The data should have referential integrity. This means that the data that's being used should always have reference to categories that are valid and exist in the instance.

Classification Data set

A Classification Data Set is a collection of spend transaction records of a similar type that have been processed to generate spend category predictions. The predictions and system confidence in these predictions are stored in a Batch.

The maximum number of spend transactions that can be processed and classified from a data set is 100,000 records. When a Data Set is selected for classification, the user has the option to apply business unit and date filters to ensure that the classification batch that will be generated won't exceed the maximum size.

When a subset of the records in a Data Set are selected for classification into a taxonomy, the next time that data set is selected for classification to the same taxonomy, only those records not yet classified will be available for selection. For example, if a Data Set contains 140,000 spend data records for an organization's buying activity during 2019 and 2020 (80,000 and 60,000 yearly records respectively), the user could select all transactions for 2019 for classification into taxonomy 1. This would process the 80,000 records from 2019. The next time they select the data set for classification into taxonomy 1, only the 60,000 records from 2020 would be available. However, all 140,000 records would still be available for classification into any of taxonomies 2, 3, 4, or 5.

Note: The reset feature can be used to allow batches or data sets to be reprocessed to generate updated category predictions. See Reset a Data Set.

Seeded Classification Data Sets

There are four seeded Data Sets in Spend Classification used to process transactions generated by the applications.

These are the Requisitions, Purchase Orders, Invoices, and Expenses data sets. These data sets are unique as they automatically grow due to transactions being entered and processed within the applications by users. For example, an administrator creates 2 batches to process all 160,000 transactions from 2019 and 2020 in the Requisitions data set for classification into taxonomy #1 on 31-Dec-2020. During Jan 2021, users enter and process another 10,000 requisitions. When the administrator selects the data set for classification on 31-Jan-2021, the 10,000 new transactions are available for classification into taxonomy 1. And 170,000 accumulative transactions are now available for classification into any of taxonomies 2, 3, 4, or 5.

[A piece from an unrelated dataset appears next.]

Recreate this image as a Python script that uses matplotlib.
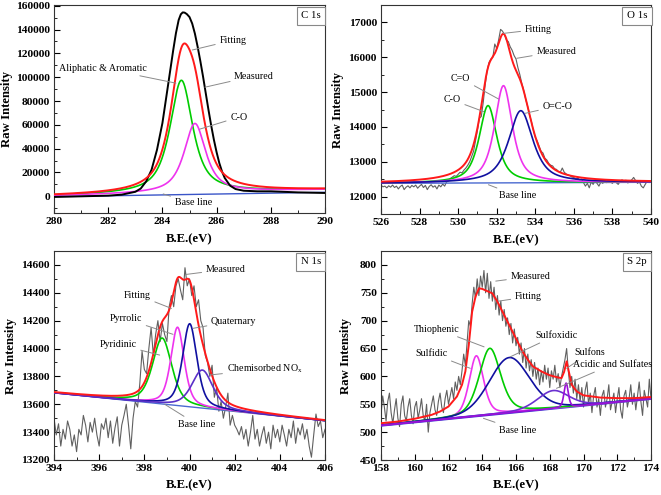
import numpy as np
import matplotlib
matplotlib.use('Agg')
import matplotlib.pyplot as plt
from matplotlib.ticker import MultipleLocator

plt.rcParams['font.family'] = ['Liberation Serif', 'DejaVu Serif']
plt.rcParams['mathtext.fontset'] = 'custom'
plt.rcParams['mathtext.rm'] = 'Liberation Serif'
plt.rcParams['mathtext.it'] = 'Liberation Serif:italic'
plt.rcParams['mathtext.bf'] = 'Liberation Serif:bold'

# ======================= DATA =======================
# ---- C 1s ----
c1s_names = ['Aliphatic & Aromatic', 'C-O']
c1s_center = [284.70, 285.20]
c1s_height = [94500, 58000]
c1s_fwhm = [1.0, 0.95]
c1s_eta = [0.8, 0.8]
c1s_bg = [500, 5600]          # fit background at 280 / 290 eV
c1s_base = [-300, 3400]       # drawn base line at 280 / 290 eV
c1s_meas_x = [280, 281, 282, 282.5, 283, 283.2, 283.4, 283.6, 283.8, 284.0, 284.2,
              284.4, 284.5, 284.6, 284.68, 284.75, 284.82, 284.9, 285.0, 285.1, 285.2,
              285.3, 285.4, 285.5, 285.6, 285.7, 285.8, 285.9, 286.0, 286.1, 286.2,
              286.3, 286.5, 286.7, 287, 287.5, 288, 289, 290]
c1s_meas_y = [-500, 0, 560, 1400, 3800, 6500, 12500, 22300, 39000, 61400, 92000,
              122800, 137000, 148000, 152800, 154400, 154200, 153000, 150500, 145000, 136500,
              125600, 113500, 100500, 86500, 72600, 59500, 47500, 37000, 27900, 20800,
              15400, 8900, 6100, 4700, 4200, 4200, 3300, 2800]

# ---- O 1s ----
o1s_names = ['C-O', 'C=O', 'O=C-O']
o1s_center = [531.55, 532.35, 533.25]
o1s_height = [2220, 2790, 2070]
o1s_fwhm = [1.1, 1.1, 1.5]
o1s_eta = [0.75, 0.75, 0.75]
o1s_bg = [12380, 12410]
o1s_base = [12380, 12410]
o1s_meas = [12330, 12280, 12300, 12250, 12310, 12270, 12330, 12260, 12300, 12220,
            12290, 12330, 12200, 12270, 12310, 12250, 12320, 12280, 12330, 12240,
            12300, 12350, 12260, 12320, 12200, 12290, 12340, 12270, 12310, 12220,
            12330, 12280, 12360, 12300, 12420, 12450, 12520, 12560, 12600, 12580,
            12640, 12700, 12680, 12760, 12820, 12900, 13000, 13150, 13300, 13600,
            13900, 14250, 14300, 14700, 15200, 15600, 15850, 15950, 16000, 16380,
            16250, 16500, 16800, 16750, 16650, 16500, 16450, 16300, 16200, 16050,
            15950, 15700, 15500, 15250, 15050, 14800, 14600, 14350, 14150, 13900,
            13700, 13600, 13450, 13300, 13250, 13100, 13050, 12950, 12900, 12880,
            12800, 12780, 12720, 12700, 12820, 12700, 12650, 12620, 12600, 12560,
            12550, 12500, 12530, 12480, 12500, 12400, 12300, 12380, 12250, 12420,
            12350, 12450, 12380, 12300, 12420, 12380, 12460, 12400, 12480, 12420,
            12380, 12460, 12400, 12350, 12440, 12480, 12420, 12470, 12390, 12440,
            12480, 12550, 12460, 12380, 12420, 12300, 12250, 12350, 12440, 12400,
            12440]

# ---- N 1s ----
n1s_names = ['Pyridinic', 'Pyrrolic', 'Quaternary', 'Chemisorbed NOx']
n1s_center = [398.79, 399.47, 400.01, 400.57]
n1s_height = [473, 562, 596, 273]
n1s_fwhm = [1.0, 0.7, 0.75, 1.1]
n1s_eta = [0.5, 0.5, 0.5, 0.5]
n1s_bg = [13682, 13482]
n1s_base = [13682, 13482]
n1s_meas = [13500, 13380, 13460, 13300, 13420, 13350, 13480, 13420, 13300, 13380,
            13260, 13420, 13380, 13520, 13450, 13330, 13470, 13400, 13500, 13380,
            13300, 13460, 13420, 13500, 13360, 13480, 13320, 13430, 13510, 13300,
            13450, 13520, 13600, 13450, 13280, 13500, 13620, 13580, 13750, 13980,
            13850, 13820, 14000, 14150, 13950, 14100, 14200, 14050, 14180, 14100,
            14050, 14300, 14380, 14300, 14450, 14500, 14420, 14350, 14580, 14450,
            14500, 14380, 14450, 14300, 14350, 14200, 14150, 13950, 13900, 13800,
            13880, 13650, 13720, 13550, 13620, 13500, 13580, 13680, 13450, 13520,
            13450, 13420, 13380, 13440, 13350, 13420, 13300, 13400, 13520, 13350,
            13420, 13300, 13380, 13440, 13320, 13400, 13280, 13450, 13360, 13420,
            13330, 13450, 13380, 13300, 13420, 13360, 13480, 13320, 13430, 13380,
            13460, 13350, 13420, 13300, 13220, 13380, 13530, 13440, 13480, 13360,
            13420]

# ---- S 2p ----
s2p_names = ['Sulfidic', 'Thiophenic', 'Sulfoxidic', 'Acidic and Sulfates', 'Sulfons']
s2p_center = [163.65, 164.45, 165.60, 168.20, 168.97]
s2p_height = [108, 119, 99, 32, 43]
s2p_fwhm = [1.0, 1.5, 2.8, 2.2, 0.3]
s2p_eta = [0.4, 0.4, 0.2, 0.3, 0.4]
s2p_base = [512, 560]
s2p_fit_x = [158, 159, 160, 161, 161.5, 162, 162.5, 162.8, 163.0, 163.2, 163.4, 163.6,
             163.8, 164.0, 164.3, 164.6, 164.9, 165.2, 165.5, 165.8, 166.1, 166.4,
             166.7, 167.0, 167.5, 168.0, 168.5, 168.7, 168.85, 169.0, 169.15, 169.3,
             169.6, 170, 171, 172, 173, 174]
s2p_fit_y = [516, 519, 524, 531, 537, 546, 564, 585, 609, 656, 716, 743,
             758, 757, 753, 749, 734, 716, 698, 680, 662, 644,
             630, 618, 609, 602, 598, 597, 608, 627, 606, 585,
             573, 566, 562, 561, 561, 563]
s2p_meas = [530, 565, 545, 520, 555, 570, 535, 515, 540, 560,
            525, 510, 550, 565, 530, 520, 545, 560, 530, 515,
            545, 555, 525, 540, 560, 530, 520, 550, 500, 535,
            550, 565, 540, 530, 555, 570, 545, 535, 560, 575,
            550, 565, 580, 560, 590, 575, 600, 585, 610, 640,
            620, 660, 700, 690, 730, 760, 740, 775, 745, 780,
            760, 790, 750, 785, 740, 770, 735, 760, 720, 745,
            710, 735, 700, 720, 690, 705, 675, 695, 660, 685,
            655, 670, 640, 660, 625, 650, 615, 640, 610, 630,
            600, 625, 595, 615, 585, 610, 590, 620, 595, 615,
            580, 610, 595, 620, 590, 605, 580, 600, 615, 630,
            650, 610, 580, 600, 570, 595, 560, 585, 555, 580,
            545, 575, 590, 550, 570, 535, 565, 580, 545, 560,
            530, 565, 575, 545, 560, 585, 540, 555, 570, 535,
            560, 580, 540, 525, 565, 575, 545, 560, 585, 550,
            570, 540, 565, 590, 555, 530, 575, 560, 545, 595,
            560]

# ======================= HELPERS =======================
def pvoigt(x, c, h, w, eta):
    lor = 1.0 / (1.0 + ((x - c) / (w / 2.0)) ** 2)
    gau = np.exp(-4.0 * np.log(2.0) * ((x - c) / w) ** 2)
    return h * (eta * lor + (1.0 - eta) * gau)

def line(x, ends, xr):
    return ends[0] + (ends[1] - ends[0]) * (x - xr[0]) / (xr[1] - xr[0])

TICK_FS = 8.2
LAB_FS = 9.2
NOTE_FS = 7.2
GRAY = '#8a8a8a'

def style_axes(ax, xr, yr, xmaj, ymaj, xlabel_y, ylabel_x):
    ax.set_xlim(*xr)
    ax.set_ylim(*yr)
    ax.xaxis.set_major_locator(MultipleLocator(xmaj))
    ax.xaxis.set_minor_locator(MultipleLocator(xmaj / 2))
    ax.yaxis.set_major_locator(MultipleLocator(ymaj))
    ax.yaxis.set_minor_locator(MultipleLocator(ymaj / 2))
    ax.tick_params(which='both', direction='in', top=False, right=False)
    ax.tick_params(which='major', length=4, width=0.8, labelsize=TICK_FS, pad=3)
    ax.tick_params(which='minor', length=2, width=0.6)
    for lab in ax.get_xticklabels() + ax.get_yticklabels():
        lab.set_fontweight('bold')
    for sp in ax.spines.values():
        sp.set_linewidth(0.8)
        sp.set_color('#333333')
    ax.set_xlabel('B.E.(eV)', fontsize=LAB_FS, fontweight='bold')
    ax.set_ylabel('Raw Intensity', fontsize=LAB_FS, fontweight='bold')
    ax.xaxis.set_label_coords(0.5, xlabel_y)
    ax.yaxis.set_label_coords(ylabel_x, 0.5)

def tag(ax, text):
    ax.text(0.948, 0.948, text, transform=ax.transAxes, ha='center', va='center',
            fontsize=7.8, zorder=10,
            bbox=dict(boxstyle='square,pad=0.4', fc='white', ec='#888888', lw=0.8))

def note(ax, text, xy, xytext, ha='left'):
    ax.annotate(text, xy=xy, xytext=xytext, fontsize=NOTE_FS, ha=ha, va='center',
                zorder=9,
                arrowprops=dict(arrowstyle='-', color=GRAY, lw=0.7,
                                shrinkA=1, shrinkB=0))

fig = plt.figure(figsize=(6.61, 4.95), dpi=100)
W, H = 661.0, 495.0
def rect(l, r, t, b):
    return [l / W, 1 - b / H, (r - l) / W, (b - t) / H]

ax1 = fig.add_axes(rect(54, 325, 5, 213))
ax2 = fig.add_axes(rect(381, 651, 5, 214))
ax3 = fig.add_axes(rect(54, 325, 251, 460))
ax4 = fig.add_axes(rect(381, 651, 251, 460))

# ======================= C 1s =======================
xr = (280, 290)
xx = np.linspace(xr[0], xr[1], 1501)
bg = line(xx, c1s_bg, xr)
ax1.plot(xr, c1s_base, color='#3a55c8', lw=1.0, zorder=2)
c1s_cols = ['#00cc00', '#ee33ee']
total = bg.copy()
for c, h, w, e, col in zip(c1s_center, c1s_height, c1s_fwhm, c1s_eta, c1s_cols):
    comp = pvoigt(xx, c, h, w, e)
    total += comp
    ax1.plot(xx, bg + comp, color=col, lw=1.2, zorder=3)
ax1.plot(c1s_meas_x, c1s_meas_y, color='black', lw=1.4, zorder=4)
ax1.plot(xx, total, color='#ff1a1a', lw=1.4, zorder=5)
style_axes(ax1, xr, (-14000, 160600), 2, 20000, -0.096, -0.151)
tag(ax1, 'C 1s')
note(ax1, 'Fitting', (285.1, 122800), (286.1, 131000))
note(ax1, 'Measured', (285.57, 91600), (286.65, 101000))
note(ax1, 'Aliphatic & Aromatic', (284.5, 95000), (280.18, 107500))
note(ax1, 'C-O', (285.38, 56400), (286.5, 66500))
note(ax1, 'Base line', (284.03, 2000), (284.45, -5600))

# ======================= O 1s =======================
xr = (526, 540)
xx = np.linspace(xr[0], xr[1], 1501)
bg = line(xx, o1s_bg, xr)
ax2.plot(np.linspace(xr[0], xr[1], len(o1s_meas)), o1s_meas, color='#606060', lw=0.8, zorder=2)
ax2.plot(xr, o1s_base, color='#4a6ad0', lw=1.0, zorder=3)
o1s_cols = ['#00cc00', '#ee33ee', '#1010a0']
total = bg.copy()
for c, h, w, e, col in zip(o1s_center, o1s_height, o1s_fwhm, o1s_eta, o1s_cols):
    comp = pvoigt(xx, c, h, w, e)
    total += comp
    ax2.plot(xx, bg + comp, color=col, lw=1.2, zorder=4)
ax2.plot(xx, total, color='#ff1a1a', lw=1.4, zorder=5)
style_axes(ax2, xr, (11500, 17500), 2, 1000, -0.096, -0.137)
tag(ax2, 'O 1s')
note(ax2, 'Fitting', (532.35, 16685), (533.45, 16800))
note(ax2, 'Measured', (533.04, 15970), (534.05, 16160))
note(ax2, 'C=O', (532.1, 14800), (529.63, 15395))
note(ax2, 'C-O', (531.32, 14440), (529.25, 14775))
note(ax2, 'O=C-O', (533.47, 14390), (534.37, 14600))
note(ax2, 'Base line', (531.57, 12340), (532.1, 12024))

# ======================= N 1s =======================
xr = (394, 406)
xx = np.linspace(xr[0], xr[1], 1501)
bg = line(xx, n1s_bg, xr)
ax3.plot(np.linspace(xr[0], xr[1], len(n1s_meas)), n1s_meas, color='#606060', lw=0.8, zorder=2)
ax3.plot(xr, n1s_base, color='#4a6ad0', lw=1.0, zorder=3)
n1s_cols = ['#00cc00', '#ee33ee', '#1010a0', '#5a30c8']
total = bg.copy()
for c, h, w, e, col in zip(n1s_center, n1s_height, n1s_fwhm, n1s_eta, n1s_cols):
    comp = pvoigt(xx, c, h, w, e)
    total += comp
    ax3.plot(xx, bg + comp, color=col, lw=1.2, zorder=4)
ax3.plot(xx, total, color='#ff1a1a', lw=1.4, zorder=5)
style_axes(ax3, xr, (13200, 14700), 2, 200, -0.091, -0.137)
tag(ax3, 'N 1s')
note(ax3, 'Measured', (399.86, 14532), (400.72, 14568))
note(ax3, 'Fitting', (399.2, 14288), (397.09, 14384))
note(ax3, 'Pyrrolic', (399.27, 14102), (396.47, 14212))
note(ax3, 'Quaternary', (400.16, 14145), (400.95, 14197))
note(ax3, 'Pyridinic', (398.68, 13953), (396.02, 14030))
note(ax3, r'Chemisorbed NO$_\mathrm{x}$', (400.9, 13810), (401.64, 13853))
note(ax3, 'Base line', (398.9, 13600), (399.5, 13456))

# ======================= S 2p =======================
xr = (158, 174)
xx = np.linspace(xr[0], xr[1], 1601)
bg = line(xx, s2p_base, xr)
ax4.plot(np.linspace(xr[0], xr[1], len(s2p_meas)), s2p_meas, color='#606060', lw=0.8, zorder=2)
ax4.plot(xr, s2p_base, color='#3a3ad0', lw=1.8, zorder=3)
s2p_cols = ['#ee33ee', '#00cc00', '#1010a0', '#6a30d0', '#9a10d8']
for c, h, w, e, col in zip(s2p_center, s2p_height, s2p_fwhm, s2p_eta, s2p_cols):
    comp = pvoigt(xx, c, h, w, e)
    ax4.plot(xx, bg + comp, color=col, lw=1.2, zorder=4)
ax4.plot(s2p_fit_x, s2p_fit_y, color='#ff1a1a', lw=1.4, zorder=5)
style_axes(ax4, xr, (450, 825), 2, 50, -0.091, -0.107)
tag(ax4, 'S 2p')
note(ax4, 'Measured', (164.8, 771), (165.67, 779))
note(ax4, 'Fitting', (164.96, 735), (165.93, 743))
note(ax4, 'Thiophenic', (164.11, 653), (159.97, 685))
note(ax4, 'Sulfoxidic', (165.65, 635), (167.15, 674))
note(ax4, 'Sulfidic', (163.29, 614.5), (160.03, 641.5))
note(ax4, 'Sulfons', (169.0, 614.5), (169.48, 643))
note(ax4, 'Acidic and Sulfates', (168.4, 578.6), (169.38, 621.7))
note(ax4, 'Base line', (164.07, 524.8), (164.98, 503.8))

fig.savefig('out.png', dpi=100)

The same processing limits apply to these seeded data sets, so any classification batch generated from Requisitions, Purchase Orders, Invoices, or Expenses can't exceed 100,000 records in size. And the same selection process applies to the records in these data sets, so a record can only be included in a single batch for classification into a specific taxonomy.

Managing Data Sets

The Data sets tab enables you to search for data sets, reset data sets, create knowledge base, improve knowledge base, submit classification run, upload or download spend data in a supported file format (tab delimited file), and monitor data set activity logs. Use the applicable search criteria and search for data sets. Once you find your data set, download the entire data set, or download a specific set of transactions using filters such as business unit and date range.

Import Data Sets

To import data sets:

In the Spend Classification work area, click Upload.
On the Scheduled Processes page, click Schedule New Process and select the Load Interface File for Import job.
On the Process Details page, select the Import Data Sets import process, upload the data file, and submit the job.

After the import is successful, you can search and view the data

Create a Copy of a Data Set

Create a new data set by creating a copy of an existing user-generated data set. This is not supported for seeded data sets such as Requisitions, Purchase Orders, Invoices, and Expenses.

To create a copy of a data set:

Click Copy in the data set’s menu options.
Note: The activity log of the original data set shows the status of the copy action.
Enter the name and select a purpose for the new data set and click Create.
After the new data set is created, Refresh the Configuration page and you can find it in the list of data sets.

Create a Sample Training Set

The data set has a large number of transactions and it won’t be possible to manually categorize all the transactions. So, manually classify a subset of the transactions. However, selecting the transactions to classify can be a daunting task, if done manually. Also, you could potentially miss on some good candidates for categorizing the transactions when trying to reduce the size of the data. By creating a sample training data set, Spend Classification extracts the most unique variety of transactions. You can then download this sample training set, manually classify the transactions, and upload with a different name to finalize the training data set.

To create a sample training data set:

On the Configuration page, on the Data Set tab, click the menu for a data set and select Create Sample Training Set.
In the Create Sample Training Set dialog box:
- Name the data set
- Optionally select a business unit.
- Optionally specify a date range by entering the from and to dates.
- Sampling volume percentage that determines the percentage of how many transactions you want to extract from the data set as the volume for the training data set. Typically, this is around 10 percent. Click Get Transactions to get the approximate number of transactions that will be present in the sample training set based on the sample volume percentage.
- Advanced users can use these options to create a sample raining set as per their requirements:
  - Distance factor: The method used to determine the distance between two keywords within a cluster. A cluster is a group of objects that are similar to each other. In data mining, similarity is measured as a distance with dimensions describing object features.
  - Cluster size: Label that indicates the number of similar objects that are grouped together as a cluster.
Click Create.

Reset a Data Set

To reclassify a data set after the classification process, you need to delete the current classification codes stamped on the applicable transactions or data sets by the Spend engine. You can perform this activity using the Reset action. If you have classified the data set but not reset it, then the Reset action is enabled. However, if you have never classified a training data set, then the Reset action is disabled. If you have at least one classified transaction in a data set, the Reset action is enabled.

Select the data set or multiple data sets and click the Reset action. Select the appropriate taxonomy (as there is a flexibility for a transaction to be classified using more than one taxonomy) to delete the classification codes for a particular taxonomy. Note that only the taxonomies that you have used for classifying the data sets are available for resetting.

Reset removes all category predictions and should be used infrequently on special circumstances. Batches already created for a data set remain unaffected if you reset a data set, however the category predictions available approved batches won't be available in analytic applications if you reset the data set.

Transactions can be classified using up to 5 taxonomies, you don't need to reset if you want to classify a data set in a different taxonomy. Rest is only required if transactions need to be reclassified using the same taxonomy.